Safavi is interested in the alienation that we have with our body. She believes that this alienation exists in the hybridity between the tool, the unconscious desiring machine and hyperreal object.

The exhibition developed her research on the interpretation of the body as a physical form more than social or cultural entity. More generally, she is interested in the way our modern cultures colonize nature. When the space mission sent advance technology satellites and space probes to observe and collect data from space, it was a form of colonization. But more than that, developing intelligent machines to increase this form of colonization provoked political fears and human curiosity.

This phenomena of hybridization prompted Safavi to develop a new series of sculptures made from steel, silicones and bandages. The works attempt to be a synthesis between the human body, the satellite and prosthetic devices. Like all the pieces in the show, they endure the mutability between nature and technology. Fragile, delicate, and aerial, their physicality stands between floating satellites and medical devices irregularly shaped, with anthropomorphic banded shapes covered by silicones—hybrids of human organs and asteroids.

About

Safavi makes clear references to post-minimalistic practices, inspired by soft sculptures made from pliable

industrial materials that appear in transition between different states: solid, liquid, animated. Working with silicones allows her to suggest a topologic ensemble of forces and materials that draw a vast world of connections between body fluids, the suffocation of the skin and the organs and the information between inside and outside.

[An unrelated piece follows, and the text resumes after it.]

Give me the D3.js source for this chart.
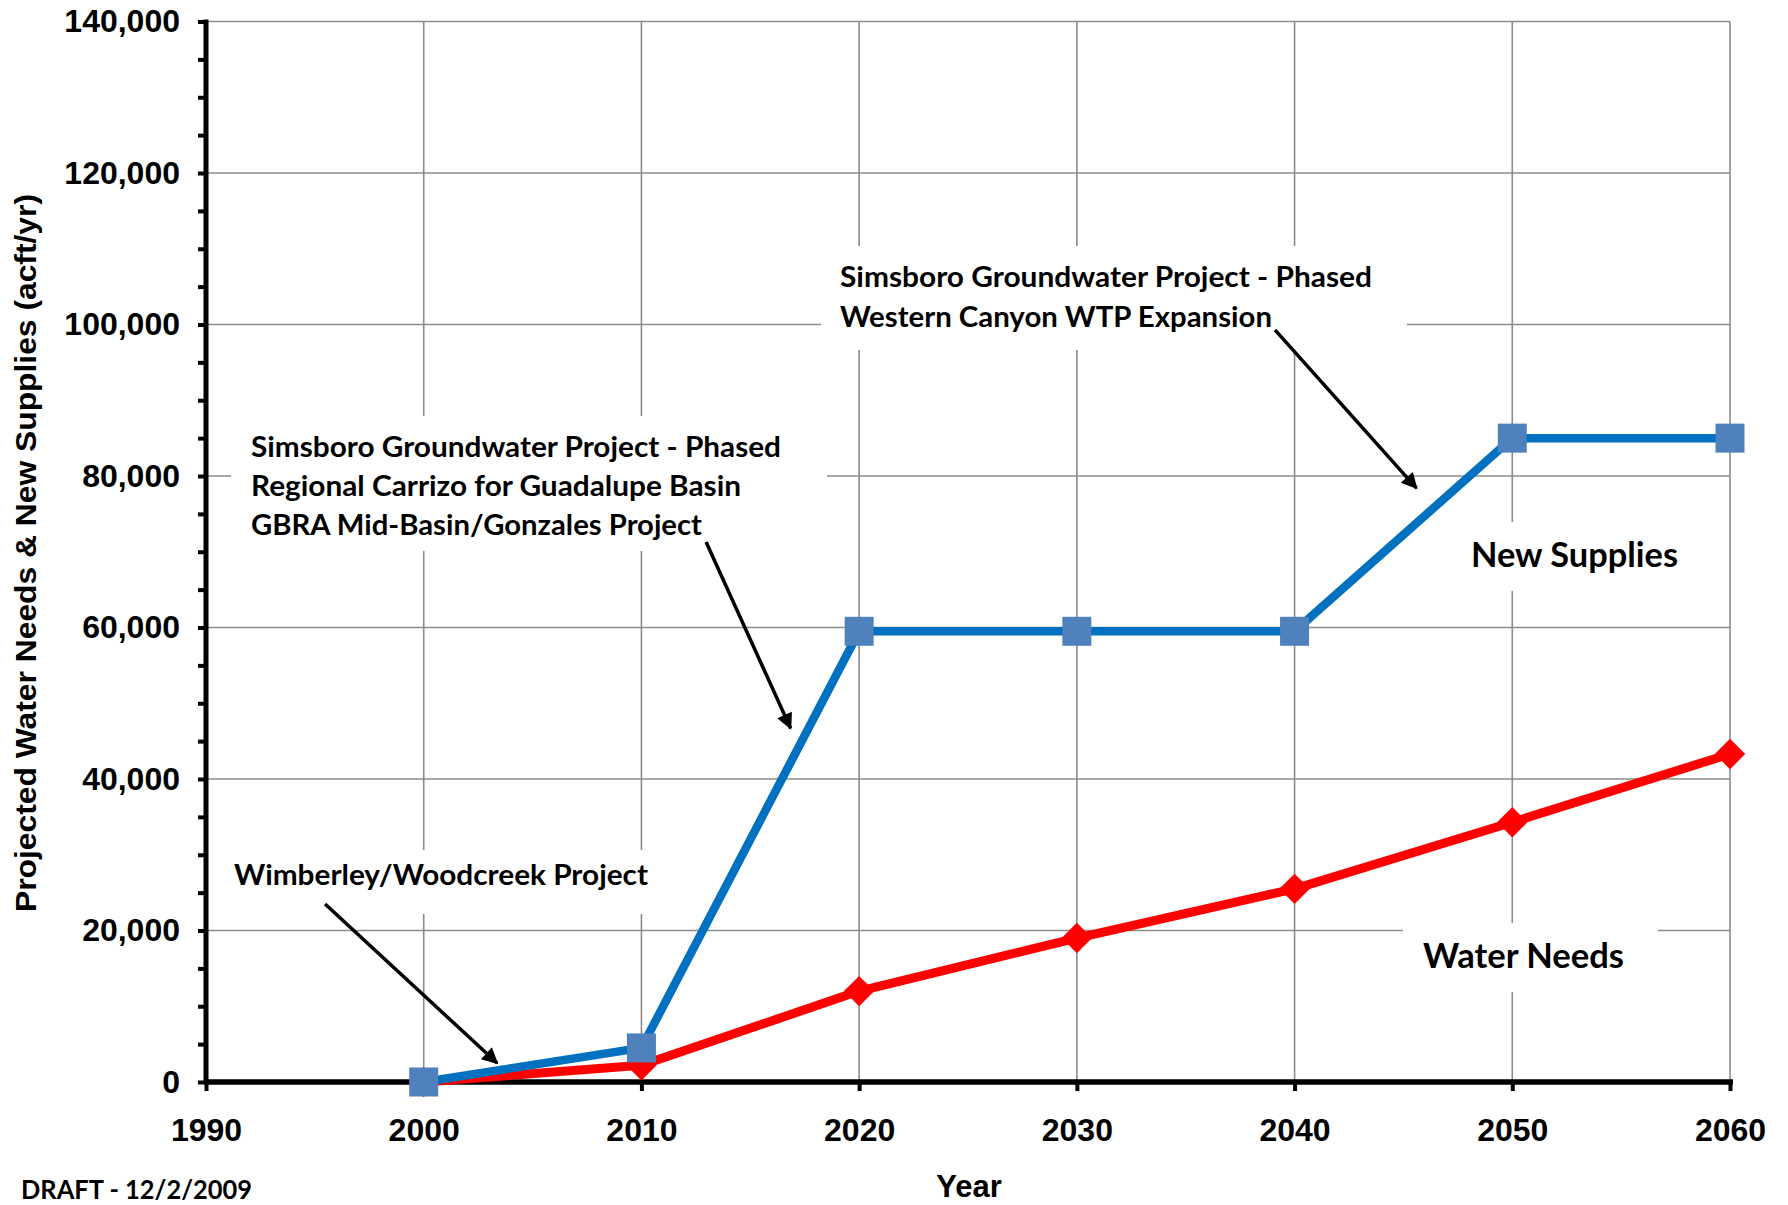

Evoking the atrophied body, the work of Safavi also highlights a certain vision of the female body. Through the use of fragile materials and vulnerable gestures, she composes a fiction of the body, which becomes itself an object, the receptacle of a lived physical experience. Her work, marked by poetry, emphasises all at once the pain, shock and conscience of the body when it is ‘out of whack’.

Safavi’s reference to Lygia Clark lays in the relation to the alienation of the body, the ‘quasi-body’. Clark’s urge for an intimate sensation of the interior life allowed her to cease classical production and to step towards a healing and therapeutic practice by making her “participative sculptures” happenings, which included people and healing objects. Looking into this practice but nonetheless witnessing her contemporary posture, Safavi combines materials to explore new forms and fashions that evolve our media technological being without however denying a therapeutic need.